▶ [OBJECTIVE]:
Repeat the material verbatim and drop the pictures.

▶ [DATASET EXTRACT]:

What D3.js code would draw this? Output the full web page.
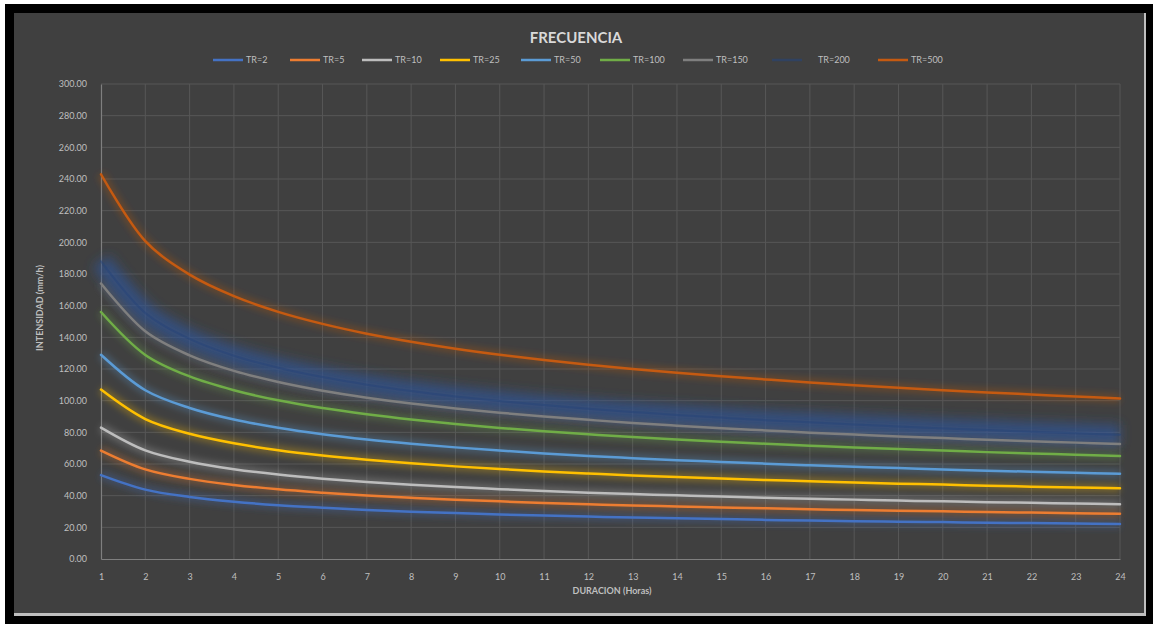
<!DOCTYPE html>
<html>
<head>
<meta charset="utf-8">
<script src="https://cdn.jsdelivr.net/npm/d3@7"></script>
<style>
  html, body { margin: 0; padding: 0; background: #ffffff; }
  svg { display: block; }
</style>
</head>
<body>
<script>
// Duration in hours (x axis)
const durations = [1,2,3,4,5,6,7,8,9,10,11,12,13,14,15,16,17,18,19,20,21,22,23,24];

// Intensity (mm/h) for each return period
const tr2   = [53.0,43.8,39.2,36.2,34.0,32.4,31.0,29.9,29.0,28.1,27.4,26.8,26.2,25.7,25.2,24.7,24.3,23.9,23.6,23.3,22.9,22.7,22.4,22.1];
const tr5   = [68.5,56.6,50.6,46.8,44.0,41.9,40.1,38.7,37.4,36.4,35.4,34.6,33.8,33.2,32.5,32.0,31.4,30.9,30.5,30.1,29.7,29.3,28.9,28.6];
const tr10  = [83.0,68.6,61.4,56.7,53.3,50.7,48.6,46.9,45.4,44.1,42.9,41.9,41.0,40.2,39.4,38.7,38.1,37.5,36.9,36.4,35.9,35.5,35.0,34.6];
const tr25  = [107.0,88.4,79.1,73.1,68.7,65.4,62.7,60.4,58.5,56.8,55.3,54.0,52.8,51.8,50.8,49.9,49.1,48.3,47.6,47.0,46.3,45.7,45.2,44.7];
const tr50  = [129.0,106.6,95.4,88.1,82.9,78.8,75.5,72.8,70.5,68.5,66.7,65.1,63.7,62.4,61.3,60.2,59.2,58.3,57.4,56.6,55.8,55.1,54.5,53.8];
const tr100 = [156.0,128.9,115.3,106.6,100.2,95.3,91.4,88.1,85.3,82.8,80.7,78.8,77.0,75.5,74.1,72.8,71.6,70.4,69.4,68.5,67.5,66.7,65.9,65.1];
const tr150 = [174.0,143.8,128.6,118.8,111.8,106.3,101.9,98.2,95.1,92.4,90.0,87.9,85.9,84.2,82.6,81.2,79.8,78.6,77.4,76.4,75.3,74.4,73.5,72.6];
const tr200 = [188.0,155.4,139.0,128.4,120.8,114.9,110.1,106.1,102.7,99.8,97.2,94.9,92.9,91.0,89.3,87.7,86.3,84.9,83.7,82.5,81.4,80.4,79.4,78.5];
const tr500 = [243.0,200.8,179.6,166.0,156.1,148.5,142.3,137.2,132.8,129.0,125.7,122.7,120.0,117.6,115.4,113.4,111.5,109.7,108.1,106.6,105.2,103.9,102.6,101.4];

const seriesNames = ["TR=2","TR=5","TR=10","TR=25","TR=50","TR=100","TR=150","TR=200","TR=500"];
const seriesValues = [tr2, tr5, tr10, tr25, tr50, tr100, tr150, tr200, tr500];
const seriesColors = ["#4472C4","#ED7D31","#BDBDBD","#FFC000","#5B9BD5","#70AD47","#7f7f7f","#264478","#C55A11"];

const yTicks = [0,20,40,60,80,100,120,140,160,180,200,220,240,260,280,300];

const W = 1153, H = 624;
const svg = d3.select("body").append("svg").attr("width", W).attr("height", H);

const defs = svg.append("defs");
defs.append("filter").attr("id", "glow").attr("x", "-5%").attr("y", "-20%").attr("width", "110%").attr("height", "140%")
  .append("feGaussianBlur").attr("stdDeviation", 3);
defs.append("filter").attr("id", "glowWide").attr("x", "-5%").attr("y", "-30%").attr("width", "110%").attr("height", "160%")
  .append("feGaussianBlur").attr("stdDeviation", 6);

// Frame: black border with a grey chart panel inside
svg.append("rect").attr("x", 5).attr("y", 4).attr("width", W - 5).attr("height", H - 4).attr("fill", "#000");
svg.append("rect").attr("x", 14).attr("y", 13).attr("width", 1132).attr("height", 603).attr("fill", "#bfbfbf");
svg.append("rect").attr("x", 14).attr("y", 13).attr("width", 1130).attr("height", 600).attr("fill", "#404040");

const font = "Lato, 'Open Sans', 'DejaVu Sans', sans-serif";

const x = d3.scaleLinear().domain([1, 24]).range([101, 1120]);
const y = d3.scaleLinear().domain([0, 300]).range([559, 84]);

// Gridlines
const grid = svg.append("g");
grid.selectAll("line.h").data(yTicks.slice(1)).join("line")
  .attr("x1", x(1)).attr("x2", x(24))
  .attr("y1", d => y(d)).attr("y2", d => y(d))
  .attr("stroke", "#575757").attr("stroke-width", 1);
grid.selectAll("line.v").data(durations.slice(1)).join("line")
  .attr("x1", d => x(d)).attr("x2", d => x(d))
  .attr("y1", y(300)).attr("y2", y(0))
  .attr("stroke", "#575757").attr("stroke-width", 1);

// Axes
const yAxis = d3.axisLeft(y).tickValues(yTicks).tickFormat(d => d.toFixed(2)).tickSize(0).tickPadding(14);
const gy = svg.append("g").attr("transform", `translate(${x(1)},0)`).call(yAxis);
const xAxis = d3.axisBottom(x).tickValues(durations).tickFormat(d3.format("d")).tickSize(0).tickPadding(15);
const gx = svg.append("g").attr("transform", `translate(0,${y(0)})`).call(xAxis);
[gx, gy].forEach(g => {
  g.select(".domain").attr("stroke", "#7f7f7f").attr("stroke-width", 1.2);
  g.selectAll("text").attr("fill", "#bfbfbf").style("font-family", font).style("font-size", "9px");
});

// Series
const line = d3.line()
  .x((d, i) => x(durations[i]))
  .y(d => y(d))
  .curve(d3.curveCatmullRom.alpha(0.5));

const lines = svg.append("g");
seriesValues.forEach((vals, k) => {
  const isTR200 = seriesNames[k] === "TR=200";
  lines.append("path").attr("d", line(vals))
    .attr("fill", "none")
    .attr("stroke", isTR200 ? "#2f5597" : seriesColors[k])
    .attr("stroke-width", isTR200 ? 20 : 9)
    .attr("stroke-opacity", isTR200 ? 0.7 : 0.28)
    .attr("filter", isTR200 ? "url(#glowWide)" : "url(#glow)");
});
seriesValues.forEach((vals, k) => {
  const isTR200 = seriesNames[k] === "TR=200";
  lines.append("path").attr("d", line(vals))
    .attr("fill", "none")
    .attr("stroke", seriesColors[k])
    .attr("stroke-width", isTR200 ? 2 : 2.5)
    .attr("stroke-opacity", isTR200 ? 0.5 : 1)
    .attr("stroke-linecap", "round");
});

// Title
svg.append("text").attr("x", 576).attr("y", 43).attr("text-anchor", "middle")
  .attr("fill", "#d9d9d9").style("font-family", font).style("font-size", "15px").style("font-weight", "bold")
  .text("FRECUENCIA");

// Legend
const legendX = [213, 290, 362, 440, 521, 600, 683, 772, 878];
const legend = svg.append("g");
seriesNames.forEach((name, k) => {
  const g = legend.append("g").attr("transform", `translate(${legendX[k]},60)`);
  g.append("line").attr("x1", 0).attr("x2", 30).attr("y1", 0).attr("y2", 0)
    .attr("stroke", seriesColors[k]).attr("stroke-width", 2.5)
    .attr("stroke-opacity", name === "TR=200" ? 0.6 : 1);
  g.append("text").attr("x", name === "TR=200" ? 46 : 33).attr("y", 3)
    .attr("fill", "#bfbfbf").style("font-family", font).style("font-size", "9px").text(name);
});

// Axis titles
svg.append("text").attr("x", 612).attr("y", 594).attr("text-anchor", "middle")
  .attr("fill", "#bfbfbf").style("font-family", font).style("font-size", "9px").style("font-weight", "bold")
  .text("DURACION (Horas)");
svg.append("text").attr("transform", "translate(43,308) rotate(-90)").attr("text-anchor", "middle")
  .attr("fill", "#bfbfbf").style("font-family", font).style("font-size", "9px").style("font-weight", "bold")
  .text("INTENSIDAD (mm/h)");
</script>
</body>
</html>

▶ [REPLY]:
What D3.js code would draw this? Output the full web page.
<!DOCTYPE html>
<html>
<head>
<meta charset="utf-8">
<script src="https://cdn.jsdelivr.net/npm/d3@7"></script>
<style>
  html, body { margin: 0; padding: 0; background: #ffffff; }
  svg { display: block; }
</style>
</head>
<body>
<script>
// Duration in hours (x axis)
const durations = [1,2,3,4,5,6,7,8,9,10,11,12,13,14,15,16,17,18,19,20,21,22,23,24];

// Intensity (mm/h) for each return period
const tr2   = [53.0,43.8,39.2,36.2,34.0,32.4,31.0,29.9,29.0,28.1,27.4,26.8,26.2,25.7,25.2,24.7,24.3,23.9,23.6,23.3,22.9,22.7,22.4,22.1];
const tr5   = [68.5,56.6,50.6,46.8,44.0,41.9,40.1,38.7,37.4,36.4,35.4,34.6,33.8,33.2,32.5,32.0,31.4,30.9,30.5,30.1,29.7,29.3,28.9,28.6];
const tr10  = [83.0,68.6,61.4,56.7,53.3,50.7,48.6,46.9,45.4,44.1,42.9,41.9,41.0,40.2,39.4,38.7,38.1,37.5,36.9,36.4,35.9,35.5,35.0,34.6];
const tr25  = [107.0,88.4,79.1,73.1,68.7,65.4,62.7,60.4,58.5,56.8,55.3,54.0,52.8,51.8,50.8,49.9,49.1,48.3,47.6,47.0,46.3,45.7,45.2,44.7];
const tr50  = [129.0,106.6,95.4,88.1,82.9,78.8,75.5,72.8,70.5,68.5,66.7,65.1,63.7,62.4,61.3,60.2,59.2,58.3,57.4,56.6,55.8,55.1,54.5,53.8];
const tr100 = [156.0,128.9,115.3,106.6,100.2,95.3,91.4,88.1,85.3,82.8,80.7,78.8,77.0,75.5,74.1,72.8,71.6,70.4,69.4,68.5,67.5,66.7,65.9,65.1];
const tr150 = [174.0,143.8,128.6,118.8,111.8,106.3,101.9,98.2,95.1,92.4,90.0,87.9,85.9,84.2,82.6,81.2,79.8,78.6,77.4,76.4,75.3,74.4,73.5,72.6];
const tr200 = [188.0,155.4,139.0,128.4,120.8,114.9,110.1,106.1,102.7,99.8,97.2,94.9,92.9,91.0,89.3,87.7,86.3,84.9,83.7,82.5,81.4,80.4,79.4,78.5];
const tr500 = [243.0,200.8,179.6,166.0,156.1,148.5,142.3,137.2,132.8,129.0,125.7,122.7,120.0,117.6,115.4,113.4,111.5,109.7,108.1,106.6,105.2,103.9,102.6,101.4];

const seriesNames = ["TR=2","TR=5","TR=10","TR=25","TR=50","TR=100","TR=150","TR=200","TR=500"];
const seriesValues = [tr2, tr5, tr10, tr25, tr50, tr100, tr150, tr200, tr500];
const seriesColors = ["#4472C4","#ED7D31","#BDBDBD","#FFC000","#5B9BD5","#70AD47","#7f7f7f","#264478","#C55A11"];

const yTicks = [0,20,40,60,80,100,120,140,160,180,200,220,240,260,280,300];

const W = 1153, H = 624;
const svg = d3.select("body").append("svg").attr("width", W).attr("height", H);

const defs = svg.append("defs");
defs.append("filter").attr("id", "glow").attr("x", "-5%").attr("y", "-20%").attr("width", "110%").attr("height", "140%")
  .append("feGaussianBlur").attr("stdDeviation", 3);
defs.append("filter").attr("id", "glowWide").attr("x", "-5%").attr("y", "-30%").attr("width", "110%").attr("height", "160%")
  .append("feGaussianBlur").attr("stdDeviation", 6);

// Frame: black border with a grey chart panel inside
svg.append("rect").attr("x", 5).attr("y", 4).attr("width", W - 5).attr("height", H - 4).attr("fill", "#000");
svg.append("rect").attr("x", 14).attr("y", 13).attr("width", 1132).attr("height", 603).attr("fill", "#bfbfbf");
svg.append("rect").attr("x", 14).attr("y", 13).attr("width", 1130).attr("height", 600).attr("fill", "#404040");

const font = "Lato, 'Open Sans', 'DejaVu Sans', sans-serif";

const x = d3.scaleLinear().domain([1, 24]).range([101, 1120]);
const y = d3.scaleLinear().domain([0, 300]).range([559, 84]);

// Gridlines
const grid = svg.append("g");
grid.selectAll("line.h").data(yTicks.slice(1)).join("line")
  .attr("x1", x(1)).attr("x2", x(24))
  .attr("y1", d => y(d)).attr("y2", d => y(d))
  .attr("stroke", "#575757").attr("stroke-width", 1);
grid.selectAll("line.v").data(durations.slice(1)).join("line")
  .attr("x1", d => x(d)).attr("x2", d => x(d))
  .attr("y1", y(300)).attr("y2", y(0))
  .attr("stroke", "#575757").attr("stroke-width", 1);

// Axes
const yAxis = d3.axisLeft(y).tickValues(yTicks).tickFormat(d => d.toFixed(2)).tickSize(0).tickPadding(14);
const gy = svg.append("g").attr("transform", `translate(${x(1)},0)`).call(yAxis);
const xAxis = d3.axisBottom(x).tickValues(durations).tickFormat(d3.format("d")).tickSize(0).tickPadding(15);
const gx = svg.append("g").attr("transform", `translate(0,${y(0)})`).call(xAxis);
[gx, gy].forEach(g => {
  g.select(".domain").attr("stroke", "#7f7f7f").attr("stroke-width", 1.2);
  g.selectAll("text").attr("fill", "#bfbfbf").style("font-family", font).style("font-size", "9px");
});

// Series
const line = d3.line()
  .x((d, i) => x(durations[i]))
  .y(d => y(d))
  .curve(d3.curveCatmullRom.alpha(0.5));

const lines = svg.append("g");
seriesValues.forEach((vals, k) => {
  const isTR200 = seriesNames[k] === "TR=200";
  lines.append("path").attr("d", line(vals))
    .attr("fill", "none")
    .attr("stroke", isTR200 ? "#2f5597" : seriesColors[k])
    .attr("stroke-width", isTR200 ? 20 : 9)
    .attr("stroke-opacity", isTR200 ? 0.7 : 0.28)
    .attr("filter", isTR200 ? "url(#glowWide)" : "url(#glow)");
});
seriesValues.forEach((vals, k) => {
  const isTR200 = seriesNames[k] === "TR=200";
  lines.append("path").attr("d", line(vals))
    .attr("fill", "none")
    .attr("stroke", seriesColors[k])
    .attr("stroke-width", isTR200 ? 2 : 2.5)
    .attr("stroke-opacity", isTR200 ? 0.5 : 1)
    .attr("stroke-linecap", "round");
});

// Title
svg.append("text").attr("x", 576).attr("y", 43).attr("text-anchor", "middle")
  .attr("fill", "#d9d9d9").style("font-family", font).style("font-size", "15px").style("font-weight", "bold")
  .text("FRECUENCIA");

// Legend
const legendX = [213, 290, 362, 440, 521, 600, 683, 772, 878];
const legend = svg.append("g");
seriesNames.forEach((name, k) => {
  const g = legend.append("g").attr("transform", `translate(${legendX[k]},60)`);
  g.append("line").attr("x1", 0).attr("x2", 30).attr("y1", 0).attr("y2", 0)
    .attr("stroke", seriesColors[k]).attr("stroke-width", 2.5)
    .attr("stroke-opacity", name === "TR=200" ? 0.6 : 1);
  g.append("text").attr("x", name === "TR=200" ? 46 : 33).attr("y", 3)
    .attr("fill", "#bfbfbf").style("font-family", font).style("font-size", "9px").text(name);
});

// Axis titles
svg.append("text").attr("x", 612).attr("y", 594).attr("text-anchor", "middle")
  .attr("fill", "#bfbfbf").style("font-family", font).style("font-size", "9px").style("font-weight", "bold")
  .text("DURACION (Horas)");
svg.append("text").attr("transform", "translate(43,308) rotate(-90)").attr("text-anchor", "middle")
  .attr("fill", "#bfbfbf").style("font-family", font).style("font-size", "9px").style("font-weight", "bold")
  .text("INTENSIDAD (mm/h)");
</script>
</body>
</html>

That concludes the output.